**Problem description:** Reproduce the listing below without changes, except that pictures are left out.

[Charts and diagrams as code]
[start]

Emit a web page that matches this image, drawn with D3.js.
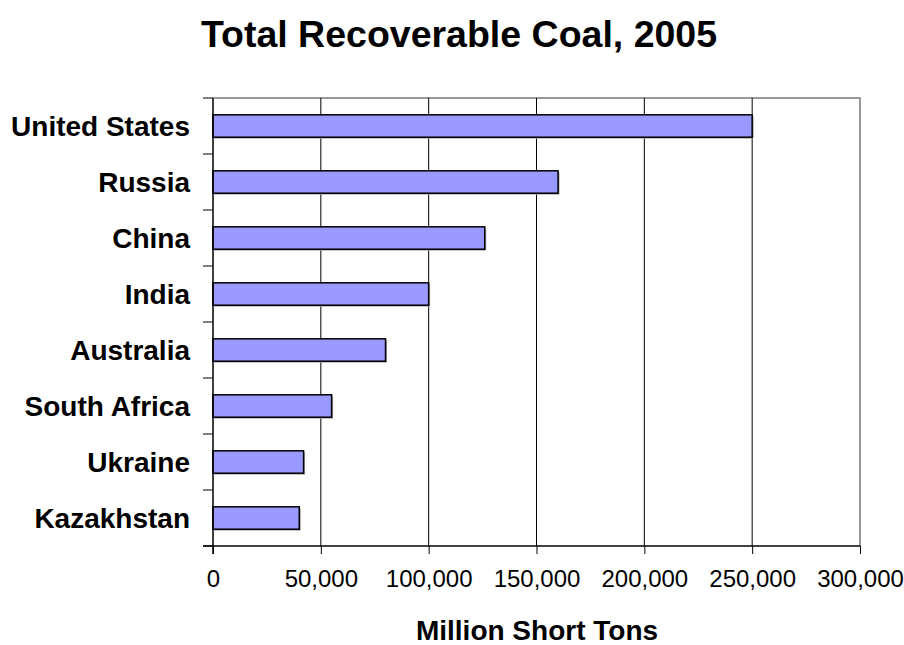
<!DOCTYPE html>
<html><head><meta charset="utf-8">
<script src="https://cdn.jsdelivr.net/npm/d3@7"></script>
<style>html,body{margin:0;padding:0;background:#fff;overflow:hidden;} svg{display:block;font-family:"Liberation Sans",Arial,sans-serif;}</style>
</head><body>
<script>
const categories = ["United States","Russia","China","India","Australia","South Africa","Ukraine","Kazakhstan"];
const values = [250000,160000,126000,100000,80000,55000,42000,40000];
const xTicks = [0,50000,100000,150000,200000,250000,300000];
const title = "Total Recoverable Coal, 2005";
const xTitle = "Million Short Tons";

const W=904,H=645;
const m={left:213,right:44,top:98,bottom:99};
const svg=d3.select("body").append("svg").attr("width",W).attr("height",H);
const x=d3.scaleLinear().domain([0,300000]).range([m.left,W-m.right]);
const y=d3.scaleBand().domain(categories).range([m.top,H-m.bottom]).paddingInner(0.6).paddingOuter(0.3);
const yb=d3.scaleBand().domain(categories).range([m.top,H-m.bottom]);

// plot border (gray top/right)
svg.append("path").attr("d",`M${x(0)},${m.top}H${x(300000)}V${H-m.bottom}`)
  .attr("fill","none").attr("stroke","#999").attr("stroke-width",2);

// gridlines
svg.append("g").selectAll("line").data(xTicks.slice(1,-1)).join("line")
  .attr("x1",d=>x(d)).attr("x2",d=>x(d)).attr("y1",m.top).attr("y2",H-m.bottom)
  .attr("stroke","#000").attr("stroke-width",1);

// bar shadows
svg.append("g").selectAll("rect").data(values).join("rect")
  .attr("x",x(0)+1.5).attr("y",(d,i)=>y(categories[i])+1.5)
  .attr("width",d=>x(d)-x(0)).attr("height",y.bandwidth())
  .attr("fill","#aaa");
// bars
svg.append("g").selectAll("rect").data(values).join("rect")
  .attr("x",x(0)).attr("y",(d,i)=>y(categories[i]))
  .attr("width",d=>x(d)-x(0)).attr("height",y.bandwidth())
  .attr("fill","#9999ff").attr("stroke","#000").attr("stroke-width",1.5);

// x axis
const xa=svg.append("g").attr("transform",`translate(0,${H-m.bottom})`)
  .call(d3.axisBottom(x).tickValues(xTicks).tickSize(8).tickPadding(16).tickFormat(d3.format(",")));
xa.select(".domain").attr("stroke","#000").attr("stroke-width",1.5).attr("d",`M${x(0)-10},0H${x(300000)}`);
xa.selectAll(".tick line").attr("stroke","#000");
xa.selectAll("text").attr("font-size",24).attr("font-family","Liberation Sans, Arial, sans-serif").attr("fill","#000");

// y axis
const ya=svg.append("g").attr("transform",`translate(${m.left},0)`);
ya.append("line").attr("x1",0).attr("x2",0).attr("y1",m.top).attr("y2",H-m.bottom+8).attr("stroke","#000").attr("stroke-width",1.5);
const bounds=categories.map(c=>yb(c)).concat([H-m.bottom]);
ya.selectAll("line.t").data(bounds).join("line").attr("class","t")
  .attr("x1",-10).attr("x2",0).attr("y1",d=>d).attr("y2",d=>d).attr("stroke","#000").attr("stroke-width",1);
ya.selectAll("text").data(categories).join("text")
  .attr("x",-23).attr("y",d=>yb(d)+yb.bandwidth()/2).attr("dy","0.36em")
  .attr("text-anchor","end").attr("font-weight","bold").attr("font-size",28).text(d=>d);

// titles
svg.append("text").attr("x",459).attr("y",47).attr("text-anchor","middle")
  .attr("font-weight","bold").attr("font-size",37.5).text(title);
svg.append("text").attr("x",537).attr("y",640).attr("text-anchor","middle")
  .attr("font-weight","bold").attr("font-size",28).text(xTitle);
</script>
</body></html>
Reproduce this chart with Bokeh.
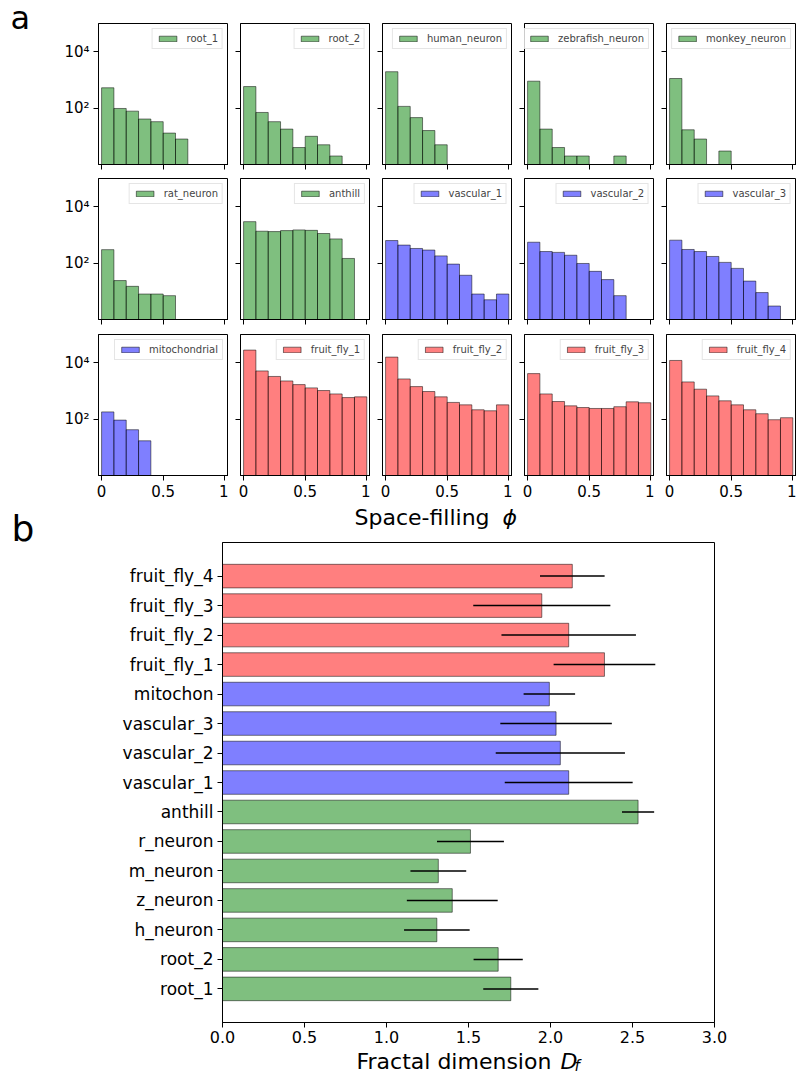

[end]

**Complete response:**
Emit a web page that matches this image, drawn with D3.js.
<!DOCTYPE html>
<html><head><meta charset="utf-8">
<script src="https://cdn.jsdelivr.net/npm/d3@7"></script>
<style>html,body{margin:0;padding:0;background:#fff;overflow:hidden;} svg{display:block;font-family:"Liberation Sans",Arial,sans-serif;}</style>
</head><body>
<script>
const categories = ["United States","Russia","China","India","Australia","South Africa","Ukraine","Kazakhstan"];
const values = [250000,160000,126000,100000,80000,55000,42000,40000];
const xTicks = [0,50000,100000,150000,200000,250000,300000];
const title = "Total Recoverable Coal, 2005";
const xTitle = "Million Short Tons";

const W=904,H=645;
const m={left:213,right:44,top:98,bottom:99};
const svg=d3.select("body").append("svg").attr("width",W).attr("height",H);
const x=d3.scaleLinear().domain([0,300000]).range([m.left,W-m.right]);
const y=d3.scaleBand().domain(categories).range([m.top,H-m.bottom]).paddingInner(0.6).paddingOuter(0.3);
const yb=d3.scaleBand().domain(categories).range([m.top,H-m.bottom]);

// plot border (gray top/right)
svg.append("path").attr("d",`M${x(0)},${m.top}H${x(300000)}V${H-m.bottom}`)
  .attr("fill","none").attr("stroke","#999").attr("stroke-width",2);

// gridlines
svg.append("g").selectAll("line").data(xTicks.slice(1,-1)).join("line")
  .attr("x1",d=>x(d)).attr("x2",d=>x(d)).attr("y1",m.top).attr("y2",H-m.bottom)
  .attr("stroke","#000").attr("stroke-width",1);

// bar shadows
svg.append("g").selectAll("rect").data(values).join("rect")
  .attr("x",x(0)+1.5).attr("y",(d,i)=>y(categories[i])+1.5)
  .attr("width",d=>x(d)-x(0)).attr("height",y.bandwidth())
  .attr("fill","#aaa");
// bars
svg.append("g").selectAll("rect").data(values).join("rect")
  .attr("x",x(0)).attr("y",(d,i)=>y(categories[i]))
  .attr("width",d=>x(d)-x(0)).attr("height",y.bandwidth())
  .attr("fill","#9999ff").attr("stroke","#000").attr("stroke-width",1.5);

// x axis
const xa=svg.append("g").attr("transform",`translate(0,${H-m.bottom})`)
  .call(d3.axisBottom(x).tickValues(xTicks).tickSize(8).tickPadding(16).tickFormat(d3.format(",")));
xa.select(".domain").attr("stroke","#000").attr("stroke-width",1.5).attr("d",`M${x(0)-10},0H${x(300000)}`);
xa.selectAll(".tick line").attr("stroke","#000");
xa.selectAll("text").attr("font-size",24).attr("font-family","Liberation Sans, Arial, sans-serif").attr("fill","#000");

// y axis
const ya=svg.append("g").attr("transform",`translate(${m.left},0)`);
ya.append("line").attr("x1",0).attr("x2",0).attr("y1",m.top).attr("y2",H-m.bottom+8).attr("stroke","#000").attr("stroke-width",1.5);
const bounds=categories.map(c=>yb(c)).concat([H-m.bottom]);
ya.selectAll("line.t").data(bounds).join("line").attr("class","t")
  .attr("x1",-10).attr("x2",0).attr("y1",d=>d).attr("y2",d=>d).attr("stroke","#000").attr("stroke-width",1);
ya.selectAll("text").data(categories).join("text")
  .attr("x",-23).attr("y",d=>yb(d)+yb.bandwidth()/2).attr("dy","0.36em")
  .attr("text-anchor","end").attr("font-weight","bold").attr("font-size",28).text(d=>d);

// titles
svg.append("text").attr("x",459).attr("y",47).attr("text-anchor","middle")
  .attr("font-weight","bold").attr("font-size",37.5).text(title);
svg.append("text").attr("x",537).attr("y",640).attr("text-anchor","middle")
  .attr("font-weight","bold").attr("font-size",28).text(xTitle);
</script>
</body></html>
Reproduce this chart with Bokeh.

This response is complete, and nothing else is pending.